LEXINGTON, Ky. (AP) -- On a stage befitting a rock star, John Calipari got his first taste of a packed house at Rupp Arena on Friday night and promised to return Kentucky basketball to "its rightful place at the top of the mountain."
The new Wildcats coach made his entrance around 8:40 p.m. to chants of "Go Big Blue" during the program's preseason pep rally, Big Blue Madness. Then he spent the next 15 minutes delivering a rousing speech to a crowd that needed little convincing.
"I see the foundation for my vision of this program," said Calipari, at points yelling so loud that his voice seemed to crack. "It's a vision where we are the gold standard, not just for college basketball but for all college athletics."
Smoke and pyrotechnics filled the air as Calipari -- decked in a gray shirt, not blue -- strolled across a huge stage erected at one end of the arena, flanked by three enormous video boards and surrounded by screaming fans.
Calipari's first words to the sellout crowd: "All I can say, you all are awesome."
Before his arrival, the players were introduced one by one -- standing on a catwalk above the center video screen as their names were called.
A stirring video montage showed film clips -- many of them black and white -- of the great moments in the history of Kentucky basketball, which has won seven national titles and has more victories than any program. Among the words on the screen during the montage: "Envy our past. Fear our future."
"I'm excited, I'm humbled and I'm honored to be your coach," Calipari said. "Tonight we turn the page from anticipation to preparation."
After the players lined up to show off their best dunks, they split into teams for the customary scrimmage, which all-Southeastern Conference center Patrick Patterson started with three baskets -- including two dunks.
On display, at least partially, was Calipari's patented dribble drive, which he called "basketball's most exciting offense."
It was also the fans' opportunity to get their first glimpse on the Rupp Arena court of a star-studded freshman class, headlined by John Wall, DeMarcus Cousins and Eric Bledsoe.
"If I have the choice between experience and talent, I'm taking talent every time," Calipari said.
Wall showed off the athleticism that has some proclaiming him as a national player of the year candidate. During one drive, he sped past two defenders near the free throw line, then went airborne, finishing with a backward dunk.
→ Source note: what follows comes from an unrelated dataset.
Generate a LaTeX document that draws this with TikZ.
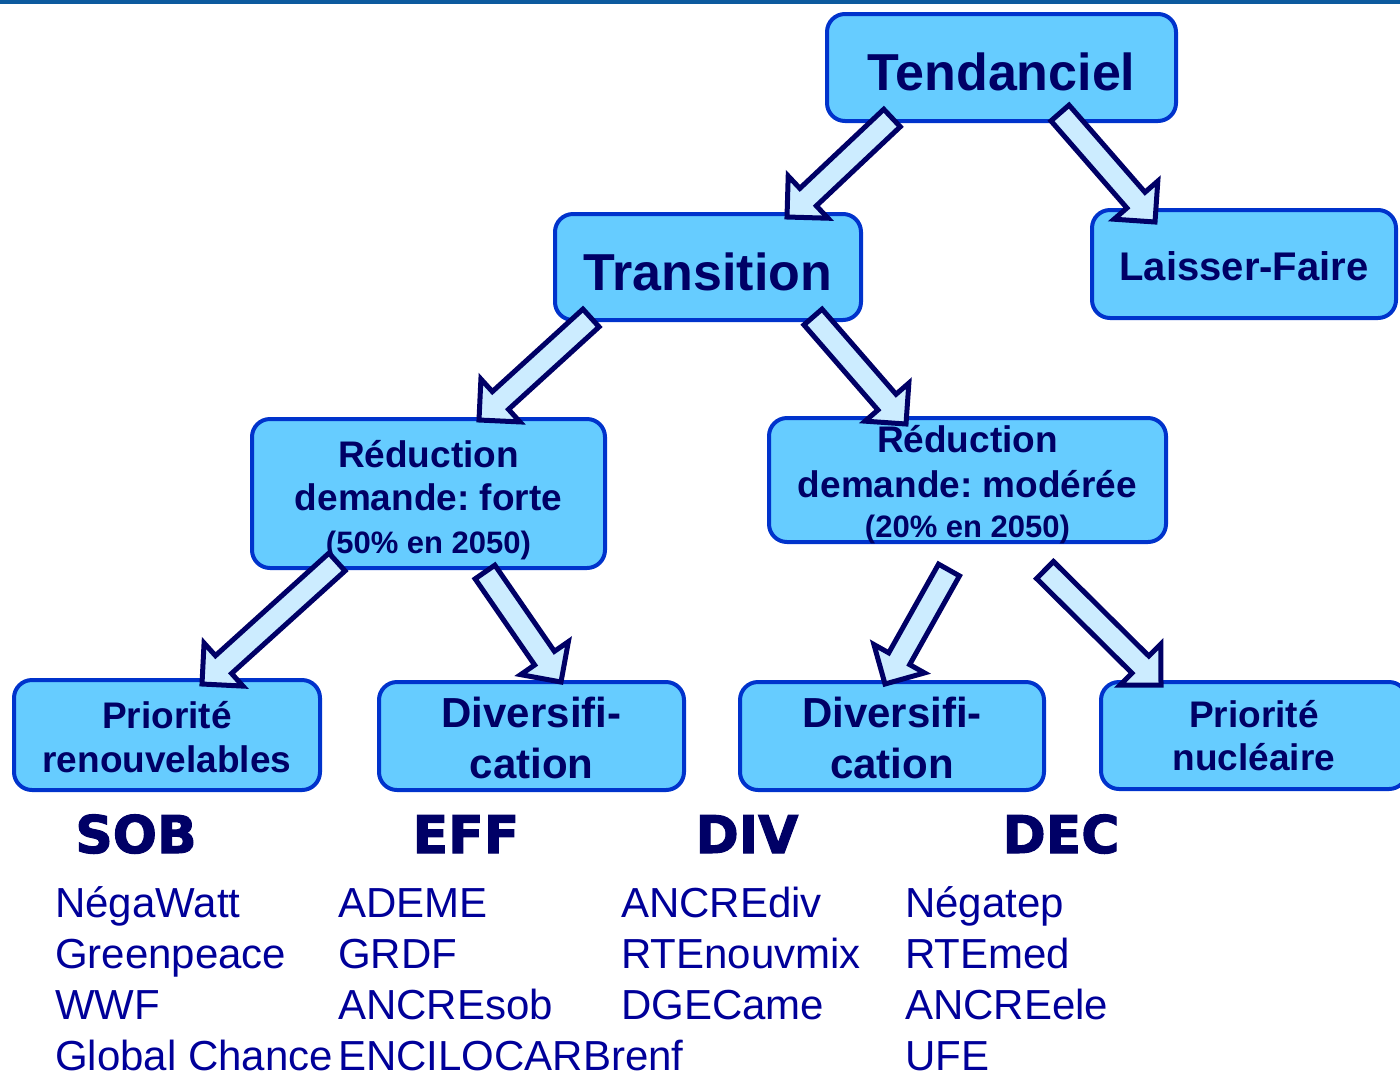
\documentclass[tikz,border=0pt]{standalone}
\usepackage{fontspec}
\setmainfont{Liberation Sans}
\newfontfamily\hdrfont{DejaVu Sans Bold}[FakeBold=2]
\usetikzlibrary{calc}
\definecolor{boxfill}{HTML}{66CCFF}
\definecolor{boxline}{HTML}{0033CC}
\definecolor{navy}{HTML}{000066}
\definecolor{listc}{HTML}{000099}
\definecolor{arrfill}{HTML}{CCECFF}
\definecolor{topbar}{HTML}{0D5A9E}
\newcommand\blockarr[2]{%
  \coordinate (hb) at ($(#2)!29pt!(#1)$);
  \draw[blockar] ($(#1)!12pt!90:(#2)$) -- ($(hb)!12pt!90:(#2)$) -- ($(hb)!29pt!90:(#2)$) -- (#2)
    -- ($(hb)!29pt!-90:(#2)$) -- ($(hb)!12pt!-90:(#2)$) -- ($(#1)!12pt!-90:(#2)$) -- cycle;}
\begin{document}
\frenchspacing
\begin{tikzpicture}[x=1pt,y=-1pt,
  box/.style={draw=boxline, line width=4pt, fill=boxfill, rounded corners=18pt, inner sep=0pt, text=navy, align=flush center},
  blockar/.style={draw=navy, line width=5pt, fill=arrfill, line join=miter},
  hdr/.style={anchor=base, text=navy, font=\hdrfont\fontsize{52}{62}\selectfont, inner sep=0pt},
  lst/.style={anchor=base west, text=listc, inner sep=0pt, text width=360pt, align=flush left, font=\fontsize{42}{51}\selectfont}]
\useasboundingbox (0,0) rectangle (1400,1072);
\fill[topbar] (0,0) rectangle (1400,4);

\node[box, minimum width=349pt, minimum height=107pt, text width=340pt, text height=46pt, text depth=1pt,
  font=\bfseries\fontsize{52}{62}\selectfont] (tend) at (1001.5,67.5) {Tendanciel};
\node[box, minimum width=306pt, minimum height=106pt, text width=300pt, text height=46pt, text depth=0pt,
  font=\bfseries\fontsize{52}{62}\selectfont] (trans) at (708,267) {Transition};
\node[box, minimum width=304pt, minimum height=108pt, text width=296pt, text height=32pt, text depth=0pt,
  font=\bfseries\fontsize{40}{48}\selectfont] (laisser) at (1244,264) {Laisser-Faire};
\node[box, minimum width=353pt, minimum height=149pt, text width=345pt, text height=34pt, text depth=87pt,
  font=\bfseries\fontsize{37}{43}\selectfont] (redf) at (428.5,493.5)
  {Réduction\\demande: forte\\{\fontsize{31}{43}\selectfont (50\% en 2050)}};
\node[box, minimum width=397pt, minimum height=122pt, text width=390pt, text height=34pt, text depth=90pt,
  font=\bfseries\fontsize{37}{43}\selectfont] (redm) at (967.5,480)
  {Réduction\\[2pt]demande: modérée\\[-3pt]{\fontsize{31}{43}\selectfont (20\% en 2050)}};
\node[box, minimum width=306pt, minimum height=110pt, text width=300pt, text height=30pt, text depth=44pt,
  font=\bfseries\fontsize{37}{44}\selectfont] (prio1) at (167,735) {Priorité\\renouvelables};
\node[box, minimum width=305pt, minimum height=108pt, text width=300pt, text height=32pt, text depth=50pt,
  font=\bfseries\fontsize{42}{51}\selectfont] (div1) at (531.5,736) {Diversifi-\\cation};
\node[box, minimum width=304pt, minimum height=108pt, text width=300pt, text height=32pt, text depth=50pt,
  font=\bfseries\fontsize{42}{51}\selectfont] (div2) at (892,736) {Diversifi-\\cation};
\node[box, minimum width=306pt, minimum height=107pt, text width=300pt, text height=30pt, text depth=47pt,
  font=\bfseries\fontsize{37}{43}\selectfont] (prio2) at (1254,735.5) {Priorité\\nucléaire};

\coordinate (a1t) at (892,118);  \coordinate (a1h) at (787,217);
\coordinate (a2t) at (1060,113); \coordinate (a2h) at (1155,222);
\coordinate (a3t) at (591,318);  \coordinate (a3h) at (479,420);
\coordinate (a4t) at (813,317);  \coordinate (a4h) at (906,424);
\coordinate (a5t) at (337,562);  \coordinate (a5h) at (202,684);
\coordinate (a6t) at (485,572);  \coordinate (a6h) at (561,682);
\coordinate (a7t) at (949,570);  \coordinate (a7h) at (885,684);
\coordinate (a8t) at (1045,570); \coordinate (a8h) at (1161,685);
\blockarr{a1t}{a1h}
\blockarr{a2t}{a2h}
\blockarr{a3t}{a3h}
\blockarr{a4t}{a4h}
\blockarr{a5t}{a5h}
\blockarr{a6t}{a6h}
\blockarr{a7t}{a7h}
\blockarr{a8t}{a8h}

\node[hdr] (sob) at (136,853) {SOB};
\node[hdr] (eff) at (466,853) {EFF};
\node[hdr] (div) at (747,853) {DIV};
\node[hdr] (dec) at (1061,853) {DEC};

\node[lst] (l1) at (55,917) {NégaWatt\\Greenpeace\\WWF\\Global Chance};
\node[lst] (l2) at (338,917) {ADEME\\GRDF\\ANCREsob\\ENCILOCARBrenf};
\node[lst] (l3) at (621,917) {ANCREdiv\\RTEnouvmix\\DGECame};
\node[lst] (l4) at (905,917) {Négatep\\RTEmed\\ANCREele\\UFE};
\end{tikzpicture}
\end{document}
Although offense was intended to be the star of the show, defense was largely nonexistent. At one point, Calipari interrupted the scrimmage by taking the microphone and pointing out this shortcoming.
"Folks, I hope you're enjoying this, but do you see how far we have to go?" Calipari said. "All right, just so everybody understands it."
Among those who made an appearance over the course of the evening were country star Eddie Montgomery and former Kentucky great Tayshaun Prince. Calipari asked if actress Ashley Judd was in attendance, but that wasn't immediately clear.
Big Blue Madness went more than an hour before the men's team was introduced, starting with a fan nailing a long 3-pointer to win a home theater system.
Before the UK women scrimmaged, coach Matthew Mitchell acknowledged he knew who the star of the evening was, humorously urging the crowd to support Calipari because he is "a little shy."
Calipari replaced the fired Billy Gillispie six months ago after two tumultuous years, including last season when the Wildcats failed to even reach the NCAA tournament.
The crowd cheered loudly and often for the new team leader, and the coach gratefully basked in it.
"I want to thank the Big Blue nation for your warming and hospitality," he said. "You all have made us feel like we've been in the Commonwealth forever."